Oct. 27 (UPI) -- Pro-democracy demonstrators in Hong Kong took to the streets again on Sunday, shortly after a court enforced a ban on publishing police officers' personal information.
The injunction, effective until Nov. 8, bans the practice of "doxxing" Hong Kong police officers by publicly posting private information such as their names and addresses online, prompting outrage and concern from legal experts who warned it could leave journalists and others vulnerable to legal risks.
Superintendent Swalikh Mohammed of the Cyber Security and Technology Crime Bureau defended the injunction as a strong deterrent that spells out the practice of doxxing which was previously undefined under the law.
"The whole purpose of the injunction is not to target journalism and genuine reporting. Journalists can continue with the usual reporting practice in Hong Kong without fear of being affected," Mohammaed said.
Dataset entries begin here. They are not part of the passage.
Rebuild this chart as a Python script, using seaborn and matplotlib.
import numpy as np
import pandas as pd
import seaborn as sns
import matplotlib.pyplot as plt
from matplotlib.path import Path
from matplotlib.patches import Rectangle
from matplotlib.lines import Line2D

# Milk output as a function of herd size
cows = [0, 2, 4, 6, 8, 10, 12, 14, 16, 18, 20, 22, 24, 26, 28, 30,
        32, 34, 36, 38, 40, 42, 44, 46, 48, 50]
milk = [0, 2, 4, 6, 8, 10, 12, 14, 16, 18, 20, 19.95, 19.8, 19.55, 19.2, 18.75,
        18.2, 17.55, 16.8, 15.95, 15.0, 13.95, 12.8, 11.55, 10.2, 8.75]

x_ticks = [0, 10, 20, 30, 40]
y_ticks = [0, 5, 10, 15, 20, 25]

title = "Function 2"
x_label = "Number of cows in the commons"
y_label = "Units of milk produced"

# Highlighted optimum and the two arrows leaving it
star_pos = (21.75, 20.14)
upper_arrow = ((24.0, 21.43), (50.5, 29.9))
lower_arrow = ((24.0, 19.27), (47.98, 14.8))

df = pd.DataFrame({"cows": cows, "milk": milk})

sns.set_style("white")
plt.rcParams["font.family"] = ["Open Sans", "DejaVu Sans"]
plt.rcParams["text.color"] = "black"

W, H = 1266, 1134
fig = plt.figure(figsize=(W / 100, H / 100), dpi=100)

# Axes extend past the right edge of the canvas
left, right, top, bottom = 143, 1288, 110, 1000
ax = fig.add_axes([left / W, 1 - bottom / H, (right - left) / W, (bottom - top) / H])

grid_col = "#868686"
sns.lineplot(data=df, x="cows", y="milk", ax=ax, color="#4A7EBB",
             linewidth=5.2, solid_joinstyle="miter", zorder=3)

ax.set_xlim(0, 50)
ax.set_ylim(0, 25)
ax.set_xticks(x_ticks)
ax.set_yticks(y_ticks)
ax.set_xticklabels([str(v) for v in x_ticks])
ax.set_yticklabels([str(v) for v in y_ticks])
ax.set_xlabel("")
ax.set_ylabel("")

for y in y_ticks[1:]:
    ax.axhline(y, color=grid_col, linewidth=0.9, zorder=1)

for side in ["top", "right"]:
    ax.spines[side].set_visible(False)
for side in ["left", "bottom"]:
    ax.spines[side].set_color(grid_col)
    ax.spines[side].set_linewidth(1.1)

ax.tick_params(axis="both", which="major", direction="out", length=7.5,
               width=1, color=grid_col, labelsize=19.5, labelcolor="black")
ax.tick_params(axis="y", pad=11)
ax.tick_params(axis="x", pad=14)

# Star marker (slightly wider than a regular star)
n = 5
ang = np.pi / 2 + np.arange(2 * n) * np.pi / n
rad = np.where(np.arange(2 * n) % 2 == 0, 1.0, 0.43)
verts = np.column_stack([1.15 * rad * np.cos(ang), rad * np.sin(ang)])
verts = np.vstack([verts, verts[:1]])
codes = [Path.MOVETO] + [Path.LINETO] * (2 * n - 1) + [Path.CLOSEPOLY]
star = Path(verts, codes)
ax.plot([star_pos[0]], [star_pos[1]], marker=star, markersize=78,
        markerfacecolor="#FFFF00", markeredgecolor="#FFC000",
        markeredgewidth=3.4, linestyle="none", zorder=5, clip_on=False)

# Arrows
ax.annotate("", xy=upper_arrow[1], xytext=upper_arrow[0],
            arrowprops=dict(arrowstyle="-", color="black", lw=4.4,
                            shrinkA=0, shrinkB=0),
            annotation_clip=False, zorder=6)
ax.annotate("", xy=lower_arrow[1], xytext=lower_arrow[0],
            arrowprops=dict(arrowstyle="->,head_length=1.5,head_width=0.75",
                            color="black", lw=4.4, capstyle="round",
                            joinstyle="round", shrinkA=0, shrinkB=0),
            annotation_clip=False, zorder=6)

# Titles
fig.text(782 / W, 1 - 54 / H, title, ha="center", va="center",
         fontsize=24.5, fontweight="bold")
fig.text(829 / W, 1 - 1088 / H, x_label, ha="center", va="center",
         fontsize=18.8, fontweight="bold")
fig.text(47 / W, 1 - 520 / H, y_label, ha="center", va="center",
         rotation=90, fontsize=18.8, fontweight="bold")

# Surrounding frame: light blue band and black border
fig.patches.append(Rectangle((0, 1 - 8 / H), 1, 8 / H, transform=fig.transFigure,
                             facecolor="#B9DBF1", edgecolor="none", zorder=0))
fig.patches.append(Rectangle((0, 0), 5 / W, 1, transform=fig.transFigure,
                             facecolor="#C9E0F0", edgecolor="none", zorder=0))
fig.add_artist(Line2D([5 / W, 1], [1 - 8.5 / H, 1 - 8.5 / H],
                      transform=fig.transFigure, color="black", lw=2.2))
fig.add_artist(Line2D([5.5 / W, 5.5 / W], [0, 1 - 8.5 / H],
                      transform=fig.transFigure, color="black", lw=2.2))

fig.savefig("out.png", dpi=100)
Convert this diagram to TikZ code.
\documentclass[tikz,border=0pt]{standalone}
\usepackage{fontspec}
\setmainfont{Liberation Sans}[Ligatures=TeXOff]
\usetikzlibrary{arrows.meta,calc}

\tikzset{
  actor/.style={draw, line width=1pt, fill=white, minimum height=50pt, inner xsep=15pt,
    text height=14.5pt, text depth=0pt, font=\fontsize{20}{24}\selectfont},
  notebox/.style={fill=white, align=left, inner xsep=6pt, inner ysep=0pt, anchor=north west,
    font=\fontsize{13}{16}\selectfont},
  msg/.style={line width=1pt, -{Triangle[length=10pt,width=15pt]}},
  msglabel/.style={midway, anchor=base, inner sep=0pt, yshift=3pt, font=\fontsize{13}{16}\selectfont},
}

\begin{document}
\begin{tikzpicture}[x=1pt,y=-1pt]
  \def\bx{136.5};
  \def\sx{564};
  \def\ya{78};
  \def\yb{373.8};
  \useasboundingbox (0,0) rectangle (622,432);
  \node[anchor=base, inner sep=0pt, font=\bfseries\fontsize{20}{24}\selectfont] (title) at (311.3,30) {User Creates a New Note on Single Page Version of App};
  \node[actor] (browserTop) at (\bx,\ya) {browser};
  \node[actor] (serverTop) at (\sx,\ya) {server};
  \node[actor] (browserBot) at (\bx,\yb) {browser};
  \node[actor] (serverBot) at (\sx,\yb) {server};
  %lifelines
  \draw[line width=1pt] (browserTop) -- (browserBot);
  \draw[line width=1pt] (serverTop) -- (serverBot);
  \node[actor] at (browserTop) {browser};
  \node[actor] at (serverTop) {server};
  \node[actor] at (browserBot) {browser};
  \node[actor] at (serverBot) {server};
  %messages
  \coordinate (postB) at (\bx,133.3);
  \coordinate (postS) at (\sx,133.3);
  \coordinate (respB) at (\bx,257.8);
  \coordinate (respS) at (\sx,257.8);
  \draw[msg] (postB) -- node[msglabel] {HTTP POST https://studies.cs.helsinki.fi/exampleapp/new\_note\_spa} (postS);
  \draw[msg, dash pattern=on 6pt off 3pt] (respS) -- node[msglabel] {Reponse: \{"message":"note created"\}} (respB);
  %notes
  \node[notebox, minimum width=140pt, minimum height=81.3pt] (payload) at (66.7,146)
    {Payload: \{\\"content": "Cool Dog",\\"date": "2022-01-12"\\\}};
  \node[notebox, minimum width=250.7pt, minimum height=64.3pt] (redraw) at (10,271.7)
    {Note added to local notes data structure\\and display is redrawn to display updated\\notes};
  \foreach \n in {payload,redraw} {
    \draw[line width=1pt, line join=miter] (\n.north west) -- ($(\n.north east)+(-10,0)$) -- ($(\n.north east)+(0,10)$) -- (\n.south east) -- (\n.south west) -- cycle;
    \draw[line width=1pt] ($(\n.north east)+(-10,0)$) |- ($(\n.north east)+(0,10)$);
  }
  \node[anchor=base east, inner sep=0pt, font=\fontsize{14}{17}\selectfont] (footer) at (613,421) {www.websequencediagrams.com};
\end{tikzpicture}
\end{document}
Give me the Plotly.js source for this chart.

Demonstrators rallied in the neighborhood of Tsim Sha Tsui on Sunday in the wake of the injunction taking effect, holding signs that read "Justice will prevail" and "Oppose the Communist Party, fight against totalitarianism."
There was heavy police presence throughout and officers fired tear gas and pepper spray at demonstrators as Hong Kong Police said demonstrators had attacked officers with umbrellas and other "hard objects."
Sunday's protests took place in the same district where police last week sprayed a mosque using water cannons filled with blue dye meant to identify demonstrators, but later said the mosque was "accidentally affected."
Police again sprayed demonstrators in the area, without the blue dye, and fired more tear gas as they moved through Tsim Sha Tsui.